───── Source excerpt ─────

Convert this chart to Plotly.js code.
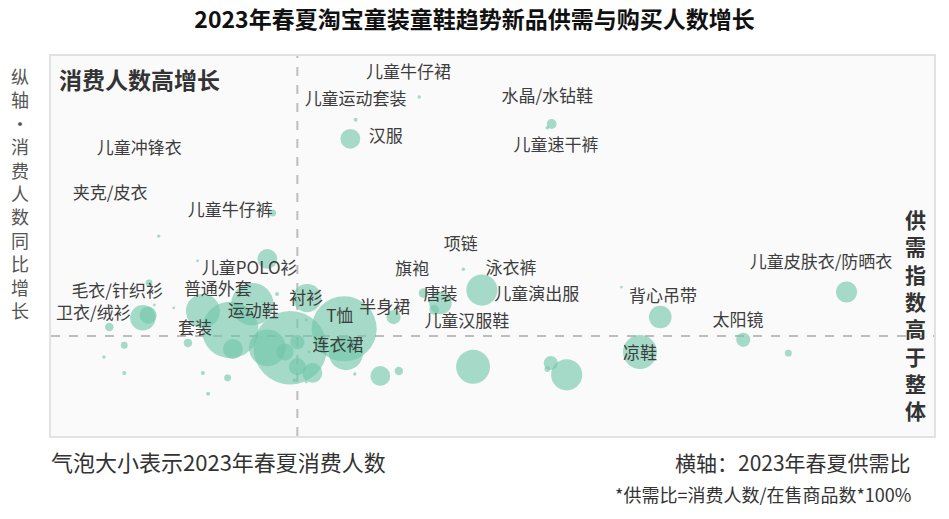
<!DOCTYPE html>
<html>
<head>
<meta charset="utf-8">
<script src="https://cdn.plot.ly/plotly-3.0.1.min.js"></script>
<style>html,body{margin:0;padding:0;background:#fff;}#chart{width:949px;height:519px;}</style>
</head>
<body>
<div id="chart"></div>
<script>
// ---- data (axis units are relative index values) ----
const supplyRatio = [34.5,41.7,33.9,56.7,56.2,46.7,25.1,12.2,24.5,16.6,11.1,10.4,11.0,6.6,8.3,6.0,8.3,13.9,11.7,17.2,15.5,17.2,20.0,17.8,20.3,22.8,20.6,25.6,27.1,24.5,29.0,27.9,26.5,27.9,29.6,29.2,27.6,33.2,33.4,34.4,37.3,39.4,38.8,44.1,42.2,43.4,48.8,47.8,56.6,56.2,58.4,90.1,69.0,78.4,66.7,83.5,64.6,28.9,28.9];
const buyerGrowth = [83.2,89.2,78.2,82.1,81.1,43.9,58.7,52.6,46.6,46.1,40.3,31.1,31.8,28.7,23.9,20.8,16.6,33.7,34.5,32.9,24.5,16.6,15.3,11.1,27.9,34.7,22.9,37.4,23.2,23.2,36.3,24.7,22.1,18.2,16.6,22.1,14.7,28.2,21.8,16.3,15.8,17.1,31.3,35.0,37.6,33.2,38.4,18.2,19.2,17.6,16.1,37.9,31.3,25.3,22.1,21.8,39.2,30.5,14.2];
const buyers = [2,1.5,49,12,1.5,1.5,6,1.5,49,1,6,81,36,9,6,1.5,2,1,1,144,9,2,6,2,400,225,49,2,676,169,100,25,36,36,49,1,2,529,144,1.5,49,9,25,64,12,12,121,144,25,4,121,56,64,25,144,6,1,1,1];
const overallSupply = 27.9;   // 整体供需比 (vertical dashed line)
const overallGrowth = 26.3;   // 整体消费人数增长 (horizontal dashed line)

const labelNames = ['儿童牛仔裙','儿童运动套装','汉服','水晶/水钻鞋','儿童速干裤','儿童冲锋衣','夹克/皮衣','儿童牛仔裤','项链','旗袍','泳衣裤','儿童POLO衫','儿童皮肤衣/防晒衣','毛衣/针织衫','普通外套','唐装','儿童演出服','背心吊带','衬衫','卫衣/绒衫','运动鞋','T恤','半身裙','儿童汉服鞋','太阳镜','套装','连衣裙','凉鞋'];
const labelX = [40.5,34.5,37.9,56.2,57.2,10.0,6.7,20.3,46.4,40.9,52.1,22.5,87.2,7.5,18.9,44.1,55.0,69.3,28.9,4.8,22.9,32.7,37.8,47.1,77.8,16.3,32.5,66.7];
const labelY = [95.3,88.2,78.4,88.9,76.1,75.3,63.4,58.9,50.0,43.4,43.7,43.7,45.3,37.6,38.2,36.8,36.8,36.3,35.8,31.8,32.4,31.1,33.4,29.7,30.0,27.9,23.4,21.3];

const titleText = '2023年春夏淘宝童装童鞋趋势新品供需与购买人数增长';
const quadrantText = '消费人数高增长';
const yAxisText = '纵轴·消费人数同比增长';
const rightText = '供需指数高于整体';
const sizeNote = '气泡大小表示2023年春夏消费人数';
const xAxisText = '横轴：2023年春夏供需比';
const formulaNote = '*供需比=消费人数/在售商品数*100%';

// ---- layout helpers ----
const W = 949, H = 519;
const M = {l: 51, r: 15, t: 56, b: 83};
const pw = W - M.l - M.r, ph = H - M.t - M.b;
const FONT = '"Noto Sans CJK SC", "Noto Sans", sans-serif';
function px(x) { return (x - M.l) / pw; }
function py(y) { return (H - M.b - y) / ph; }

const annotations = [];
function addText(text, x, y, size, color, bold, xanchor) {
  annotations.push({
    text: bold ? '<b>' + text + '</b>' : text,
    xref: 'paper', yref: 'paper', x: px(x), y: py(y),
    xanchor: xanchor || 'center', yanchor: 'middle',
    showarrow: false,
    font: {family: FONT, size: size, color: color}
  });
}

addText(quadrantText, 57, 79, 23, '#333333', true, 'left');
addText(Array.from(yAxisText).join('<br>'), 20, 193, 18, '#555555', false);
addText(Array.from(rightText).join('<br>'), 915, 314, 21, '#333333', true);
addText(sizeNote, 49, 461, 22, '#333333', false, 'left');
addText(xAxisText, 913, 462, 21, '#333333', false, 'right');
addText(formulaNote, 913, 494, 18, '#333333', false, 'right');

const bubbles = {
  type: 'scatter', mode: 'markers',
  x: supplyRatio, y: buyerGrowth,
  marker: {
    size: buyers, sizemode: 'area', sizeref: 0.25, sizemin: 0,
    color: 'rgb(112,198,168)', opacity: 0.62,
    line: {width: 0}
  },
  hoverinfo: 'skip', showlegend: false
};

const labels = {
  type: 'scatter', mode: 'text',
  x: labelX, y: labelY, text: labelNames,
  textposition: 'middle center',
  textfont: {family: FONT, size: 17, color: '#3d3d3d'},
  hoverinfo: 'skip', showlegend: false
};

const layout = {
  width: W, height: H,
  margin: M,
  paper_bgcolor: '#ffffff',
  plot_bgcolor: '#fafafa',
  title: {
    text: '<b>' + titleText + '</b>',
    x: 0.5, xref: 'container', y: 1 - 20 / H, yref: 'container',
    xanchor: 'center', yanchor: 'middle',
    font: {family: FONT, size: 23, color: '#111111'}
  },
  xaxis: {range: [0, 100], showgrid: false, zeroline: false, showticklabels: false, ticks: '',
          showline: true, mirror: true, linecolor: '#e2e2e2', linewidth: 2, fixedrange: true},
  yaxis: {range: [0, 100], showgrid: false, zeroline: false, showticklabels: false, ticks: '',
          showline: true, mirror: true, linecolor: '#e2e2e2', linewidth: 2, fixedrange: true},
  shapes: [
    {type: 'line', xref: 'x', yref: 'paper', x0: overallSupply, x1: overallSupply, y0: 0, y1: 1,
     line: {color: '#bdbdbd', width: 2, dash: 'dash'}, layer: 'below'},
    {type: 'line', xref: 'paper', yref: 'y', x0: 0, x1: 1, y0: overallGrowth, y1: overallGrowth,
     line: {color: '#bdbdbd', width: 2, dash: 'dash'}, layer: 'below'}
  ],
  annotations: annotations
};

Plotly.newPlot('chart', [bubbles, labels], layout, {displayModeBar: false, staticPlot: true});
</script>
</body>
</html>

─────

Task>
Starting with the first line of the data above and ending with the line containing "const formulaNote = '*供需比=消费人数/在售商品数*100%';", please restate every line exactly, leaving images out.

Task result>
Convert this chart to Plotly.js code.
<!DOCTYPE html>
<html>
<head>
<meta charset="utf-8">
<script src="https://cdn.plot.ly/plotly-3.0.1.min.js"></script>
<style>html,body{margin:0;padding:0;background:#fff;}#chart{width:949px;height:519px;}</style>
</head>
<body>
<div id="chart"></div>
<script>
// ---- data (axis units are relative index values) ----
const supplyRatio = [34.5,41.7,33.9,56.7,56.2,46.7,25.1,12.2,24.5,16.6,11.1,10.4,11.0,6.6,8.3,6.0,8.3,13.9,11.7,17.2,15.5,17.2,20.0,17.8,20.3,22.8,20.6,25.6,27.1,24.5,29.0,27.9,26.5,27.9,29.6,29.2,27.6,33.2,33.4,34.4,37.3,39.4,38.8,44.1,42.2,43.4,48.8,47.8,56.6,56.2,58.4,90.1,69.0,78.4,66.7,83.5,64.6,28.9,28.9];
const buyerGrowth = [83.2,89.2,78.2,82.1,81.1,43.9,58.7,52.6,46.6,46.1,40.3,31.1,31.8,28.7,23.9,20.8,16.6,33.7,34.5,32.9,24.5,16.6,15.3,11.1,27.9,34.7,22.9,37.4,23.2,23.2,36.3,24.7,22.1,18.2,16.6,22.1,14.7,28.2,21.8,16.3,15.8,17.1,31.3,35.0,37.6,33.2,38.4,18.2,19.2,17.6,16.1,37.9,31.3,25.3,22.1,21.8,39.2,30.5,14.2];
const buyers = [2,1.5,49,12,1.5,1.5,6,1.5,49,1,6,81,36,9,6,1.5,2,1,1,144,9,2,6,2,400,225,49,2,676,169,100,25,36,36,49,1,2,529,144,1.5,49,9,25,64,12,12,121,144,25,4,121,56,64,25,144,6,1,1,1];
const overallSupply = 27.9;   // 整体供需比 (vertical dashed line)
const overallGrowth = 26.3;   // 整体消费人数增长 (horizontal dashed line)

const labelNames = ['儿童牛仔裙','儿童运动套装','汉服','水晶/水钻鞋','儿童速干裤','儿童冲锋衣','夹克/皮衣','儿童牛仔裤','项链','旗袍','泳衣裤','儿童POLO衫','儿童皮肤衣/防晒衣','毛衣/针织衫','普通外套','唐装','儿童演出服','背心吊带','衬衫','卫衣/绒衫','运动鞋','T恤','半身裙','儿童汉服鞋','太阳镜','套装','连衣裙','凉鞋'];
const labelX = [40.5,34.5,37.9,56.2,57.2,10.0,6.7,20.3,46.4,40.9,52.1,22.5,87.2,7.5,18.9,44.1,55.0,69.3,28.9,4.8,22.9,32.7,37.8,47.1,77.8,16.3,32.5,66.7];
const labelY = [95.3,88.2,78.4,88.9,76.1,75.3,63.4,58.9,50.0,43.4,43.7,43.7,45.3,37.6,38.2,36.8,36.8,36.3,35.8,31.8,32.4,31.1,33.4,29.7,30.0,27.9,23.4,21.3];

const titleText = '2023年春夏淘宝童装童鞋趋势新品供需与购买人数增长';
const quadrantText = '消费人数高增长';
const yAxisText = '纵轴·消费人数同比增长';
const rightText = '供需指数高于整体';
const sizeNote = '气泡大小表示2023年春夏消费人数';
const xAxisText = '横轴：2023年春夏供需比';
const formulaNote = '*供需比=消费人数/在售商品数*100%';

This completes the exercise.